Why would a judge turn a killer loose? In an era when most citizens believe stiff sentences deter crime, Maryland operated a judicial scam in which the sentence handed down when the public is paying attention could be dramatically altered later.
For more than 50 years until 2006, Maryland judges could reduce criminal sentences upon motion by the convict at any time for any reason—or for no reason at all. There is no law that permits judges to do this. Their authority derives from a procedural rule developed by judges without public debate.
Maryland Rule of Criminal Procedure 4-345, granting judges the power to reconsider sentences in a resentencing hearing, became a routine part of Maryland’s criminal justice system. Defense attorneys asked Circuit Court judges to reconsider many of the tens of thousands of sentences they handed down each year, even sentences reached through plea bargain agreements.
Every year, hundreds of criminal sentences were reduced, and dozens of felons released from prison on orders of a Maryland judge. In many cases the reconsideration hearing was held years after the original trial, often without the victim’s knowledge. Critics said some judges cynically imposed harsh sentences to pacify crime victims clamoring for long prison terms, intending all along to reduce the punishment later.

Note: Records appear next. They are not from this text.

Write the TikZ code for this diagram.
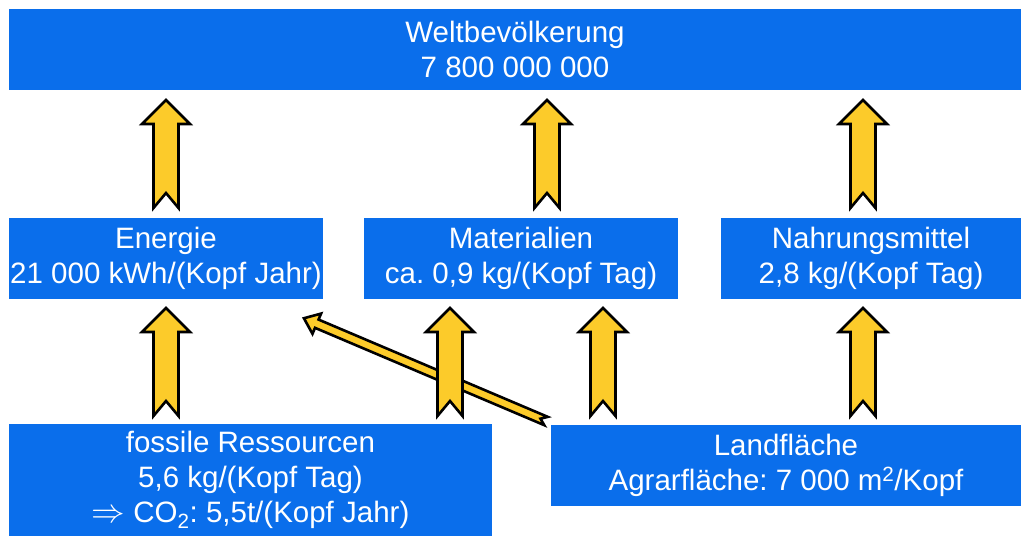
\documentclass[tikz,border=0pt]{standalone}
\usepackage{fontspec}
\setmainfont{Liberation Sans}
\usetikzlibrary{positioning}
\frenchspacing

\definecolor{boxblue}{HTML}{0A6EEB}
\definecolor{arrowyellow}{HTML}{FCCB2A}

\tikzset{
  infobox/.style={fill=boxblue,text=white,inner sep=0pt,align=center,
    font=\fontsize{29.5}{35}\selectfont},
  fatarrow/.style={fill=arrowyellow,draw=black,line width=2.6pt,line join=miter},
  % long arrow: length, half shaft, half head, head length, notch
  pics/flow/.style args={#1/#2/#3/#4/#5}{code={
    \draw[fatarrow] (0,-#2) -- (#1-#4,-#2) -- (#1-#4,-#3) -- (#1,0)
      -- (#1-#4,#3) -- (#1-#4,#2) -- (0,#2) -- (#5,0) -- cycle;
  }}
}

\begin{document}
\begin{tikzpicture}[x=1pt,y=1pt]
    \useasboundingbox (0,0) rectangle (1021,-536);
    % boxes
    \node[infobox,minimum width=1012pt,minimum height=81pt] (welt) at (515,-49.5)
        {Weltbev\"olkerung\\7 800 000 000};
    \node[infobox,minimum width=314pt,minimum height=81pt] (energie) at (166,-258.5)
        {Energie\\21 000 kWh/(Kopf Jahr)};
    \node[infobox,minimum width=314pt,minimum height=81pt] (material) at (521,-258.5)
        {Materialien\\ca. 0,9 kg/(Kopf Tag)};
    \node[infobox,minimum width=300pt,minimum height=81pt] (nahrung) at (871,-258.5)
        {Nahrungsmittel\\2,8 kg/(Kopf Tag)};
    \node[infobox,minimum width=483pt,minimum height=112pt] (fossil) at (250.5,-480)
        {fossile Ressourcen\\5,6 kg/(Kopf Tag)\\\scalebox{1.35}{$\Rightarrow$} CO\textsubscript{2}: 5,5t/(Kopf Jahr)};
    \node[infobox,minimum width=470pt,minimum height=81pt] (land) at (786,-465.5)
        {Landfl\"ache\\Agrarfl\"ache: 7 000 m\textsuperscript{2}/Kopf};
    % arrow tails
    \coordinate (d1) at (546,-421);
    \coordinate (a1) at (166,-208);
    \coordinate (a2) at (547,-208);
    \coordinate (a3) at (863,-208);
    \coordinate (b1) at (166,-416);
    \coordinate (b2) at (450,-416);
    \coordinate (b3) at (603,-416);
    \coordinate (b4) at (863,-416);
    % land -> energie
    \pic[rotate=157] at (d1) {flow=263/4.5/11/14/6};
    \foreach \t in {a1,a2,a3}
        \pic[rotate=90] at (\t) {flow=108/12.5/24/24/15};
    \foreach \t in {b1,b2,b3,b4}
        \pic[rotate=90] at (\t) {flow=108/12.5/24/24/15};
\end{tikzpicture}
\end{document}
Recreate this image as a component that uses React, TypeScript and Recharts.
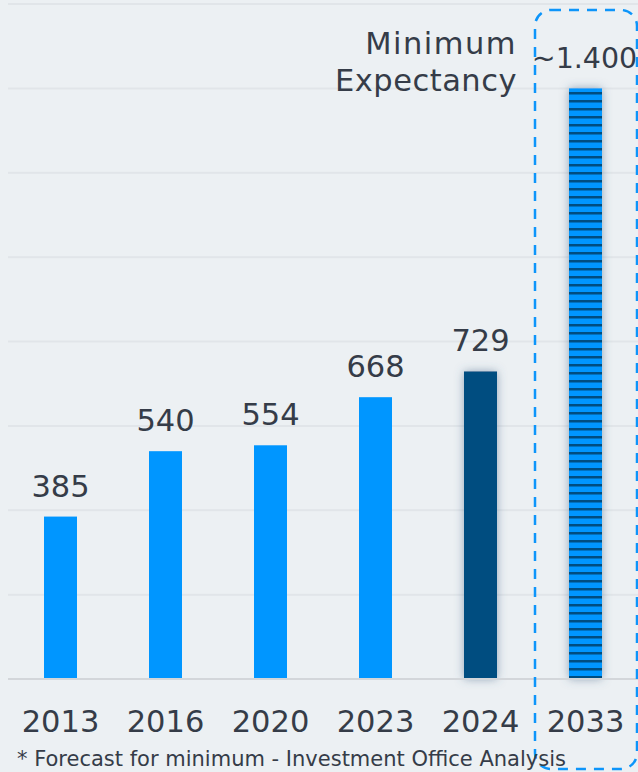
import React from 'react';
import { BarChart, Bar, XAxis, YAxis, CartesianGrid, LabelList } from 'recharts';

const years = ['2013', '2016', '2020', '2023', '2024', '2033'];
const values = [385, 540, 554, 668, 729, 1400];
const valueLabels = ['385', '540', '554', '668', '729', '~1.400'];
const yTicks = [0, 200, 400, 600, 800, 1000, 1200, 1400, 1600];

const FONT = '"DejaVu Sans", sans-serif';
const TEXT = '#353C48';
const LIGHT = '#0096FF';
const DARK = '#014D80';

const chartData = years.map((year, i) => ({ year, value: values[i], label: valueLabels[i] }));

const BarShape = (props: any) => {
  const { x, y, width, height, index } = props;
  if (index === 4) {
    return <rect x={x} y={y} width={width} height={height} fill={DARK} filter="url(#glow)" />;
  }
  if (index === 5) {
    return <rect x={x} y={y} width={width} height={height} fill="url(#stripes)" filter="url(#glow)" />;
  }
  return <rect x={x} y={y} width={width} height={height} fill={LIGHT} />;
};

const ValueLabel = (props: any) => {
  const { x, y, width, value, index } = props;
  const cx = x + width / 2;
  return (
    <g>
      <text
        x={index === 5 ? cx - 1 : cx}
        y={y - 20}
        textAnchor="middle"
        fontFamily={FONT}
        fontSize={index === 5 ? 28.5 : 30.5}
        fill={TEXT}
      >
        {value}
      </text>
      {index === 5 && (
        <g>
          <text x={x - 52} y={y - 34} textAnchor="end" fontFamily={FONT} fontSize={30.5} fill={TEXT} letterSpacing={1.5}>
            Minimum
          </text>
          <text x={x - 52} y={y + 3} textAnchor="end" fontFamily={FONT} fontSize={30.5} fill={TEXT} letterSpacing={0.5}>
            Expectancy
          </text>
          <rect
            x={x - 34}
            y={10}
            width={102}
            height={759}
            rx={16}
            fill="none"
            stroke="#0D95FA"
            strokeWidth={2.5}
            strokeDasharray="10 8"
          />
        </g>
      )}
    </g>
  );
};

const YearTick = (props: any) => {
  const { x, y, payload } = props;
  return (
    <text x={x} y={y + 45} textAnchor="middle" fontFamily={FONT} fontSize={30.5} fill={TEXT}>
      {payload.value}
    </text>
  );
};

export default function App() {
  return (
    <div style={{ position: 'absolute', left: 0, top: 0, width: 638, height: 772, background: '#ECF0F3' }}>
      <BarChart
        width={638}
        height={772}
        data={chartData}
        margin={{ top: 4, right: 0, left: 8, bottom: 0 }}
      >
        <defs>
          <pattern id="stripes" width={8} height={8} patternUnits="userSpaceOnUse">
            <rect x={0} y={0} width={8} height={8} fill={LIGHT} />
            <rect x={0} y={4} width={8} height={2.5} fill={DARK} />
          </pattern>
          <filter id="glow" x="-80%" y="-10%" width="260%" height="120%">
            <feDropShadow dx={0} dy={0} stdDeviation={5} floodColor="#4A6688" floodOpacity={0.55} />
          </filter>
        </defs>
        <CartesianGrid vertical={false} stroke="#E1E5E9" strokeWidth={2} />
        <YAxis hide domain={[0, 1600]} ticks={yTicks} />
        <XAxis
          dataKey="year"
          height={93}
          tickLine={false}
          axisLine={{ stroke: '#D3D6DA', strokeWidth: 2 }}
          tick={<YearTick />}
          interval={0}
        />
        <Bar dataKey="value" barSize={33} shape={<BarShape />} isAnimationActive={false}>
          <LabelList dataKey="label" content={<ValueLabel />} />
        </Bar>
      </BarChart>
      <svg
        width={638}
        height={772}
        style={{ position: 'absolute', left: 0, top: 0, pointerEvents: 'none' }}
      >
        <text x={17} y={766} fontFamily={FONT} fontSize={21} fill={TEXT}>
          * Forecast for minimum - Investment Office Analysis
        </text>
      </svg>
    </div>
  );
}
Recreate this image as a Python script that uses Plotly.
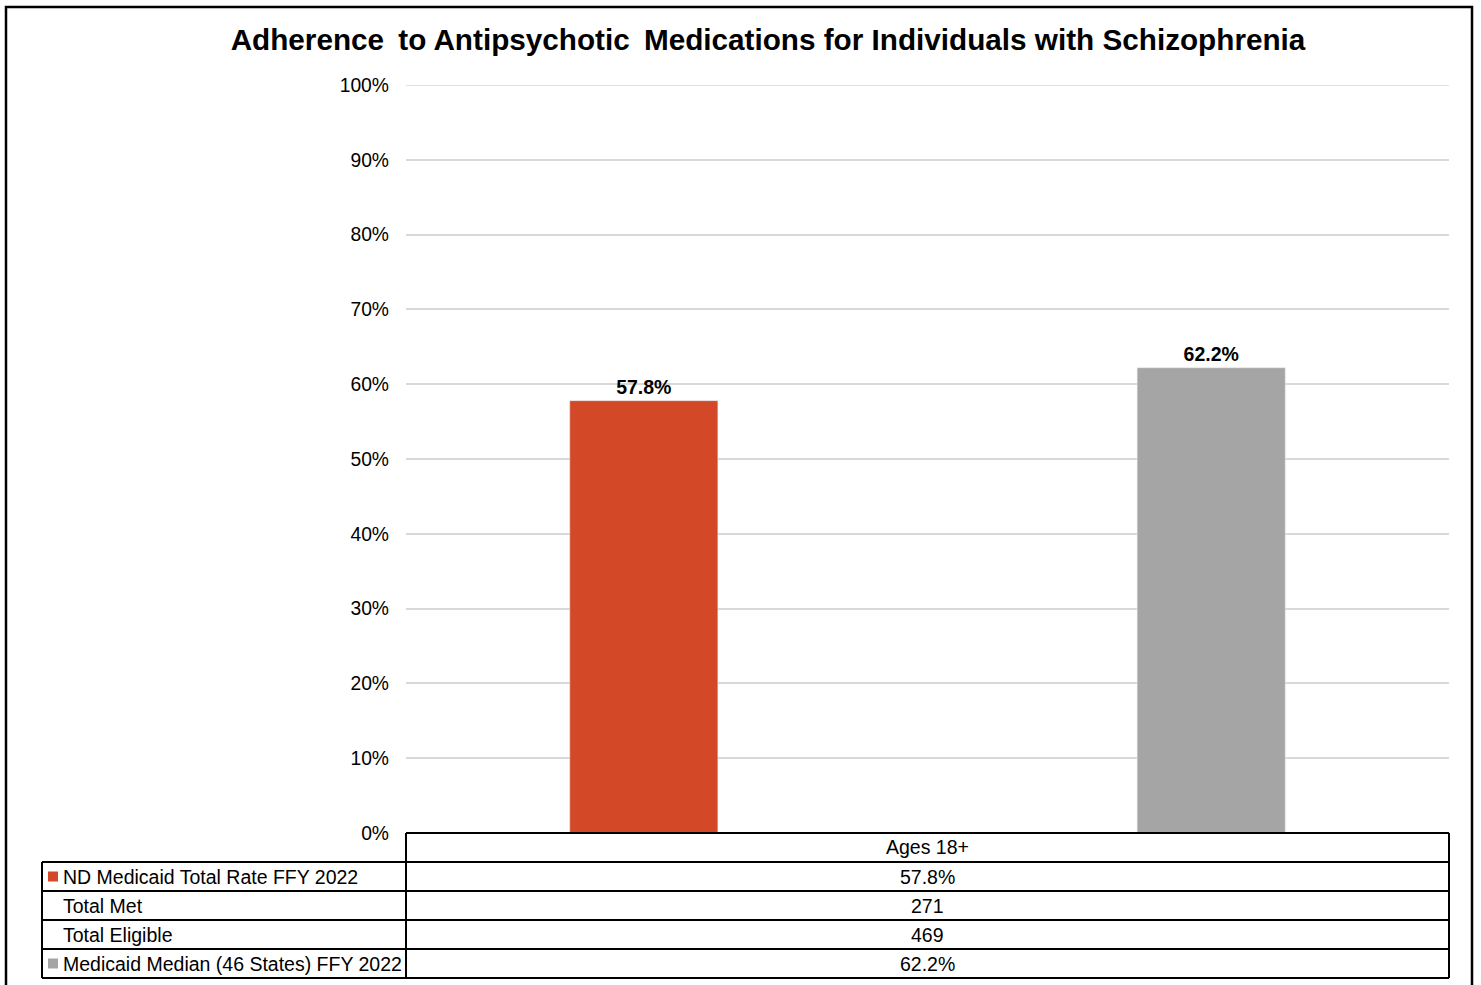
import plotly.graph_objects as go

# ---------------- data ----------------
categories = ["Ages 18+"]
series_names = ["ND Medicaid Total Rate FFY 2022", "Medicaid Median (46 States) FFY 2022"]
nd_rate = [57.8]
median_rate = [62.2]
total_met = [271]
total_eligible = [469]
row_labels = [series_names[0], "Total Met", "Total Eligible", series_names[1]]
colors = ["#D34827", "#A5A5A5"]
y_ticks = list(range(0, 101, 10))

FONT = "Liberation Sans, Arial, sans-serif"
W, H = 1481, 985
L, R, T, B = 406, 32, 85, 152
PW, PH = W - L - R, H - T - B


def px_x(x):
    return (x - L) / PW


def px_y(y):
    return (H - B - y) / PH


fig = go.Figure()
bar_w = 0.142
for vals, name, col, off in ((nd_rate, series_names[0], colors[0], -0.272),
                             (median_rate, series_names[1], colors[1], 0.272)):
    fig.add_trace(go.Bar(
        x=categories, y=vals, name=name, marker_color=col,
        width=bar_w, offset=off - bar_w / 2,
        text=[f"{v:.1f}%" for v in vals], textposition="outside",
        textfont=dict(family=FONT, size=19.5, color="#000000", weight="bold"),
        cliponaxis=False,
    ))

shapes = []
ann = []
line = dict(color="#000000", width=2)

# top gridline (100%)
shapes.append(dict(type="line", xref="paper", yref="y", x0=0, x1=1, y0=100, y1=100,
                   line=dict(color="#D9D9D9", width=1.5), layer="below"))

# table geometry (pixels)
x_left, x_mid, x_right = 42, 406, 1449
row_tops = [833, 862, 891, 920, 949, 978]

shapes.append(dict(type="line", xref="paper", yref="paper", x0=px_x(x_mid), x1=px_x(x_right),
                   y0=px_y(row_tops[0]), y1=px_y(row_tops[0]), line=line))
for yy in row_tops[1:]:
    shapes.append(dict(type="line", xref="paper", yref="paper", x0=px_x(x_left), x1=px_x(x_right),
                       y0=px_y(yy), y1=px_y(yy), line=line))
shapes.append(dict(type="line", xref="paper", yref="paper", x0=px_x(x_left), x1=px_x(x_left),
                   y0=px_y(row_tops[1]), y1=px_y(row_tops[-1]), line=line))
for xx in (x_mid, x_right):
    shapes.append(dict(type="line", xref="paper", yref="paper", x0=px_x(xx), x1=px_x(xx),
                       y0=px_y(row_tops[0]), y1=px_y(row_tops[-1]), line=line))

TF = dict(family=FONT, size=19.5, color="#000000")
ann.append(dict(text=categories[0], xref="paper", yref="paper", x=px_x((x_mid + x_right) / 2),
                y=px_y((row_tops[0] + row_tops[1]) / 2), showarrow=False, xanchor="center",
                yanchor="middle", font=TF))

values = [f"{nd_rate[0]:.1f}%", str(total_met[0]), str(total_eligible[0]), f"{median_rate[0]:.1f}%"]
for i, (lab, val) in enumerate(zip(row_labels, values)):
    yc = (row_tops[i + 1] + row_tops[i + 2]) / 2
    ann.append(dict(text=lab, xref="paper", yref="paper", x=px_x(61), y=px_y(yc), showarrow=False,
                    xanchor="left", yanchor="middle", font=TF))
    ann.append(dict(text=val, xref="paper", yref="paper", x=px_x((x_mid + x_right) / 2), y=px_y(yc),
                    showarrow=False, xanchor="center", yanchor="middle", font=TF))

for i, c in zip((0, 3), colors):
    yc = (row_tops[i + 1] + row_tops[i + 2]) / 2
    shapes.append(dict(type="rect", xref="paper", yref="paper", x0=px_x(48), x1=px_x(58),
                       y0=px_y(yc - 5), y1=px_y(yc + 5), fillcolor=c, line=dict(width=0)))

# outer border
shapes.append(dict(type="rect", xref="paper", yref="paper", x0=px_x(6), x1=px_x(1472),
                   y0=px_y(995), y1=px_y(7), line=dict(color="#000000", width=2.5),
                   fillcolor="rgba(0,0,0,0)"))

fig.update_layout(
    width=W, height=H, autosize=False,
    margin=dict(l=L, r=R, t=T, b=B, pad=0),
    paper_bgcolor="#FFFFFF", plot_bgcolor="#FFFFFF",
    barmode="group", showlegend=False,
    title=dict(text="<b>Adherence\u2009 to Antipsychotic\u2009 Medications for Individuals with Schizophrenia</b>",
               x=768 / W, xanchor="center", xref="container",
               y=1 - 40 / H, yanchor="middle", yref="container",
               font=dict(family=FONT, size=29.7, color="#000000")),
    xaxis=dict(range=[-0.5, 0.5], showticklabels=False, showgrid=False, zeroline=False,
               showline=False, ticks=""),
    yaxis=dict(range=[0, 100], tickvals=y_ticks, ticktext=[f"{v}%" for v in y_ticks],
               showgrid=True, gridcolor="#D9D9D9", gridwidth=1.5, zeroline=False, showline=False,
               ticks="", ticklabelstandoff=16,
               tickfont=dict(family=FONT, size=19.3, color="#000000")),
    shapes=shapes, annotations=ann,
)

fig.write_html("out.html", config={"displayModeBar": False},
               post_script="document.body.style.margin='0';")
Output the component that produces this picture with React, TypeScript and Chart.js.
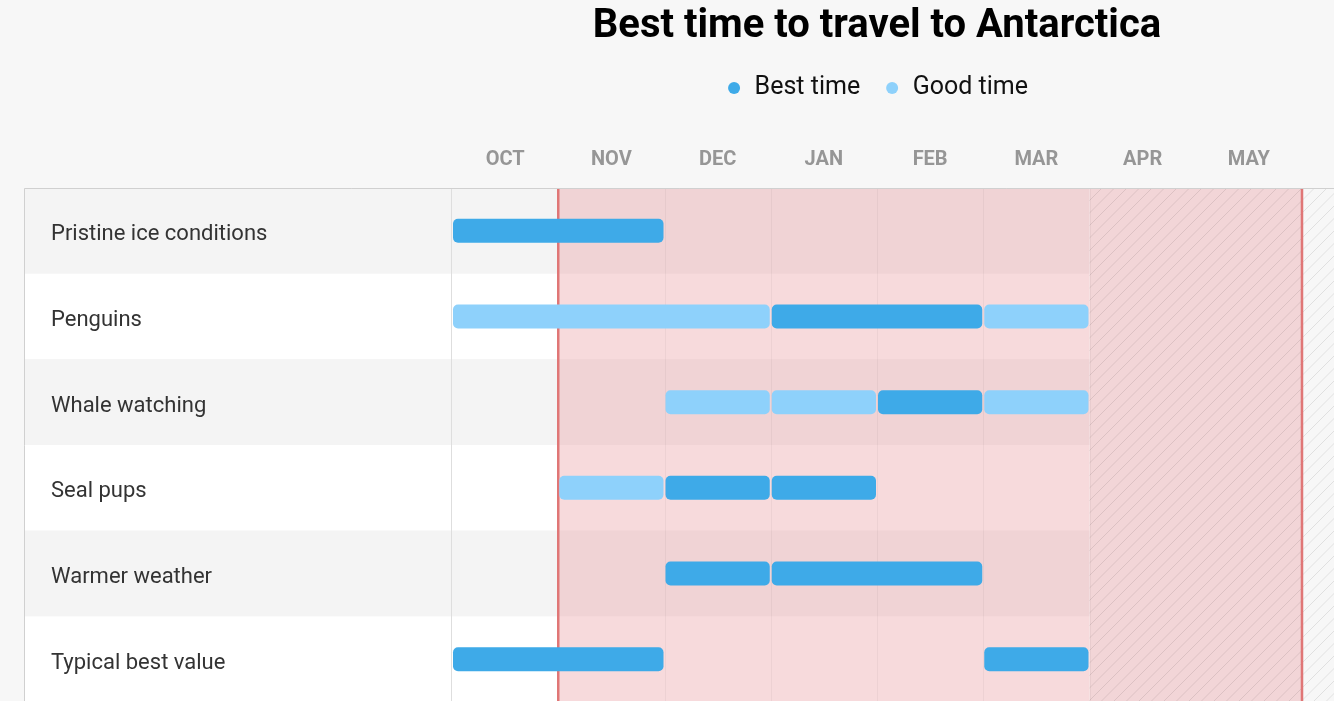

“It’s kind of the dirty little secret of the criminal justice system,” said Robert L. Dean, a former Montgomery County state’s attorney who also served as lead felony prosecutor in Prince George’s County, at the time.
For many years, the chief obstacle to closing down this “dirty little secret” was Delegate Joe Vallario, a leading PG County criminal and DUI defense attorney and Head Weasel on the House Judiciary Committee.
In 2000, Lt. Gov. (and then-Delegate) Anthony G. Brown introduced a bill that would have limited judicial reconsideration to one year after sentencing, except in extraordinary circumstances. Brown drafted the bill after reading about the early release from prison of Kenneth J. Lodowski, who was originally sentenced to die for the 1983 robbery-murder of an off-duty Prince George’s police officer, Carlton X. Fletcher, and a Greenbelt mini-mart clerk. Lodowski was released in January 2000 after serving 16 years for the two slayings.
But Vallario, Maryland judges and the state bar association all opposed Brown’s bill. In mid-March, Vallario’s committee killed it on an 11 to 9 vote.
It was not until continuing citizen pressure, lead by public interest groups like the Maryland Crime Victims Resource Center, forced the Maryland Assembly to change the rule by statute, effective 2006, were Maryland courts required to provide notice to victims of “subsequent” sentencing proceedings, to act only in open court modify a sentence, and to allow each victim or victim’s representative an opportunity to be heard.
Even today, reports emerge of victims shocked to run into the person who robbed, raped beat or hurt them walking free a few years later on the streets of their town. This is because in an uber-liberal state like Maryland, many members of the bar and government officials retain a self-interested suspicion about the entire concept of victims rights.